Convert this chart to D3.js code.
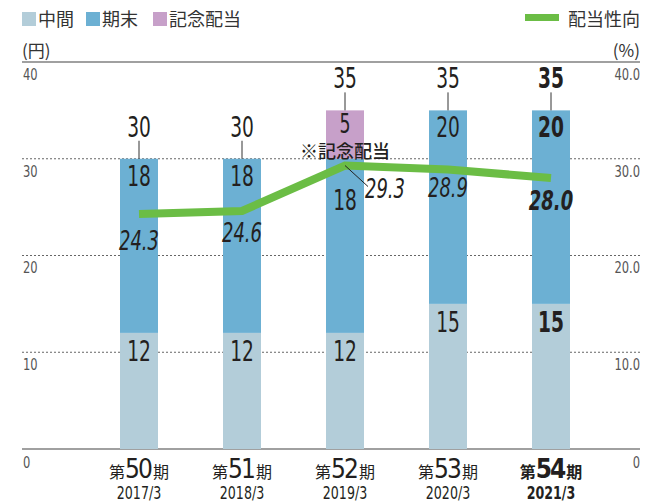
<!DOCTYPE html>
<html><head><meta charset="utf-8">
<script src="https://cdn.jsdelivr.net/npm/d3@7/dist/d3.min.js"></script>
<style>
body{margin:0;background:#fff;}
svg{display:block;}
.num{font-family:"Liberation Sans Narrow","DejaVu Sans Condensed","Roboto",sans-serif;}
.jp{font-family:"Noto Sans CJK JP",sans-serif;}
</style></head>
<body><svg id="c" width="664" height="502"></svg>
<script>
const periods = ["第50期","第51期","第52期","第53期","第54期"];
const periodNums = ["50","51","52","53","54"];
const years = ["2017/3","2018/3","2019/3","2020/3","2021/3"];
const interim = [12,12,12,15,15];
const yearEnd = [18,18,18,20,20];
const commemorative = [0,0,5,0,0];
const payoutRatio = [24.3,24.6,29.3,28.9,28.0];
const leftTicks = [40,30,20,10,0];
const rightTickLabels = ["40.0","30.0","20.0","10.0","0"];
const highlight = [false,false,false,false,true];

const colors = {interim:"#b3cdd9", yearEnd:"#6cb0d3", comm:"#c7a0c9", line:"#6bbd45", text:"#231f20", axis:"#808080"};

const svg = d3.select("#c");
const mLeft = 22, mRight = 640, mTop = 62, mBottom = 449;
const y = d3.scaleLinear().domain([0,40]).range([mBottom, mTop]);
const yR = d3.scaleLinear().domain([0,40]).range([mBottom, mTop]);
const x = d3.scalePoint().domain(periods).range([139, 551]);
const bw = 38;
const sx = 0.74;
const squeeze = (sel, cx, k) => sel.attr("transform", `translate(${cx},0) scale(${k},1) translate(${-cx},0)`);

// gridlines
svg.append("g").selectAll("line").data([30,20,10]).join("line")
  .attr("x1", mLeft).attr("x2", mRight).attr("y1", d=>y(d)).attr("y2", d=>y(d))
  .attr("stroke", "#666").attr("stroke-width", 1).attr("stroke-dasharray", "2,2");

// axis lines
svg.append("line").attr("x1", mLeft).attr("x2", mRight).attr("y1", y(40)).attr("y2", y(40))
  .attr("stroke", colors.axis).attr("stroke-width", 1.5);
svg.append("line").attr("x1", mLeft).attr("x2", mRight).attr("y1", y(0)).attr("y2", y(0))
  .attr("stroke", colors.axis).attr("stroke-width", 1.5);

// tick labels
svg.append("g").selectAll("text").data(leftTicks).join("text")
  .attr("class","num").attr("x", mLeft+1).attr("y", d=>y(d)+ (d===0?19:18))
  .attr("font-size", 16).attr("fill", "#555")
  .attr("transform", `translate(${mLeft+1},0) scale(0.8,1) translate(${-(mLeft+1)},0)`).text(d=>d);
svg.append("g").selectAll("text").data(rightTickLabels).join("text")
  .attr("class","num").attr("x", mRight).attr("text-anchor","end")
  .attr("y", (d,i)=>yR(leftTicks[i]) + (leftTicks[i]===0?19:18))
  .attr("font-size", 16).attr("fill", "#555")
  .attr("transform", `translate(${mRight},0) scale(0.8,1) translate(${-mRight},0)`).text(d=>d);

// bars
const g = svg.append("g");
periods.forEach((p,i)=>{
  const cx = x(p);
  g.append("rect").attr("x", cx-bw/2).attr("width", bw)
    .attr("y", y(interim[i])).attr("height", y(0)-y(interim[i])).attr("fill", colors.interim);
  g.append("rect").attr("x", cx-bw/2).attr("width", bw)
    .attr("y", y(interim[i]+yearEnd[i])).attr("height", y(interim[i])-y(interim[i]+yearEnd[i])).attr("fill", colors.yearEnd);
  if (commemorative[i] > 0) {
    const t = interim[i]+yearEnd[i];
    g.append("rect").attr("x", cx-bw/2).attr("width", bw)
      .attr("y", y(t+commemorative[i])).attr("height", y(t)-y(t+commemorative[i])).attr("fill", colors.comm);
  }
});

// segment labels
periods.forEach((p,i)=>{
  const cx = x(p);
  const bold = highlight[i] ? 700 : 400;
  const total = interim[i]+yearEnd[i]+commemorative[i];
  const seg = (val, topVal, dy, fs=28) => squeeze(g.append("text").attr("class","num")
    .attr("x", cx).attr("y", y(topVal)+dy).attr("text-anchor","middle")
    .attr("font-size", fs).attr("font-weight", bold).attr("fill", colors.text), cx, sx).text(val);
  seg(interim[i], interim[i], 28);
  seg(yearEnd[i], interim[i]+yearEnd[i], i===2 ? 51 : 27);
  if (commemorative[i] > 0) seg(commemorative[i], total, 23, 26);
  // total label + tick
  g.append("line").attr("x1", cx).attr("x2", cx).attr("y1", y(total)-18).attr("y2", y(total))
    .attr("stroke", "#333").attr("stroke-width", 1);
  squeeze(g.append("text").attr("class","num").attr("x", cx).attr("y", y(total)-22)
    .attr("text-anchor","middle").attr("font-size", 28).attr("font-weight", bold).attr("fill", colors.text), cx, sx)
    .text(total);
});

// commemorative note
svg.append("text").attr("class","jp").attr("x", 300).attr("y", 158)
  .attr("font-size", 18).attr("font-weight", 500).attr("fill", colors.text).text("※記念配当");

// payout line
const line = d3.line().x((d,i)=>x(periods[i])).y(d=>yR(d));
svg.append("path").datum(payoutRatio).attr("d", line).attr("fill","none")
  .attr("stroke", colors.line).attr("stroke-width", 8).attr("stroke-linejoin","miter");

// leader for 29.3
svg.append("line").attr("x1", x(periods[2])).attr("y1", yR(payoutRatio[2]))
  .attr("x2", x(periods[2])+23).attr("y2", yR(payoutRatio[2])+21)
  .attr("stroke", "#222").attr("stroke-width", 1);

const pctOffsets = [[0,36],[0,31],[40,32],[0,28],[0,32]];
payoutRatio.forEach((v,i)=>{
  const px = x(periods[i]) + pctOffsets[i][0];
  squeeze(svg.append("text").attr("class","num").attr("x", px).attr("y", yR(v)+pctOffsets[i][1])
    .attr("text-anchor","middle").attr("font-size", 27).attr("font-style","italic")
    .attr("font-weight", highlight[i]?700:400).attr("fill", colors.text), px, sx)
    .text(v.toFixed(1));
});

// x labels
periods.forEach((p,i)=>{
  const cx = x(p);
  const w = highlight[i] ? 700 : 400;
  const t = svg.append("text").attr("x", cx).attr("y", 478).attr("text-anchor","middle").attr("fill", colors.text);
  t.append("tspan").attr("class","jp").attr("font-size", 16).attr("font-weight", w).text("第");
  t.append("tspan").attr("class","num").attr("font-size", 26).attr("font-weight", w).attr("letter-spacing",-2).text(periodNums[i]);
  t.append("tspan").attr("class","jp").attr("font-size", 16).attr("font-weight", w).attr("dx", 2).text("期");
  squeeze(svg.append("text").attr("class","num").attr("x", cx).attr("y", 499).attr("text-anchor","middle")
    .attr("font-size", 18).attr("font-weight", w).attr("fill", colors.text), cx, 0.78).text(years[i]);
});

// legend
const legend = [["中間", colors.interim, 22],["期末", colors.yearEnd, 86],["記念配当", colors.comm, 153]];
legend.forEach(([lab,col,lx])=>{
  svg.append("rect").attr("x", lx).attr("y", 12).attr("width", 14).attr("height", 14).attr("fill", col);
  svg.append("text").attr("class","jp").attr("x", lx+16).attr("y", 26).attr("font-size", 18).attr("fill","#333").text(lab);
});
svg.append("line").attr("x1", 525).attr("x2", 559).attr("y1", 17.5).attr("y2", 17.5)
  .attr("stroke", colors.line).attr("stroke-width", 7);
svg.append("text").attr("class","jp").attr("x", 640).attr("y", 26).attr("text-anchor","end")
  .attr("font-size", 18).attr("fill","#333").text("配当性向");
svg.append("text").attr("class","jp").attr("x", 22).attr("y", 57).attr("font-size", 17).attr("fill","#333").text("(円)");
svg.append("text").attr("class","jp").attr("x", 640).attr("y", 57).attr("text-anchor","end").attr("font-size", 17).attr("fill","#333").text("(%)");
</script></body></html>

STATED PROBLEM: Write out exactly the opening lines of the data, stopping after the line that holds "const squeeze = (sel, cx, k)". Exclude pictures.

SOLUTION TO THIS EXERCISE:
Convert this chart to D3.js code.
<!DOCTYPE html>
<html><head><meta charset="utf-8">
<script src="https://cdn.jsdelivr.net/npm/d3@7/dist/d3.min.js"></script>
<style>
body{margin:0;background:#fff;}
svg{display:block;}
.num{font-family:"Liberation Sans Narrow","DejaVu Sans Condensed","Roboto",sans-serif;}
.jp{font-family:"Noto Sans CJK JP",sans-serif;}
</style></head>
<body><svg id="c" width="664" height="502"></svg>
<script>
const periods = ["第50期","第51期","第52期","第53期","第54期"];
const periodNums = ["50","51","52","53","54"];
const years = ["2017/3","2018/3","2019/3","2020/3","2021/3"];
const interim = [12,12,12,15,15];
const yearEnd = [18,18,18,20,20];
const commemorative = [0,0,5,0,0];
const payoutRatio = [24.3,24.6,29.3,28.9,28.0];
const leftTicks = [40,30,20,10,0];
const rightTickLabels = ["40.0","30.0","20.0","10.0","0"];
const highlight = [false,false,false,false,true];

const colors = {interim:"#b3cdd9", yearEnd:"#6cb0d3", comm:"#c7a0c9", line:"#6bbd45", text:"#231f20", axis:"#808080"};

const svg = d3.select("#c");
const mLeft = 22, mRight = 640, mTop = 62, mBottom = 449;
const y = d3.scaleLinear().domain([0,40]).range([mBottom, mTop]);
const yR = d3.scaleLinear().domain([0,40]).range([mBottom, mTop]);
const x = d3.scalePoint().domain(periods).range([139, 551]);
const bw = 38;
const sx = 0.74;
const squeeze = (sel, cx, k) => sel.attr("transform", `translate(${cx},0) scale(${k},1) translate(${-cx},0)`);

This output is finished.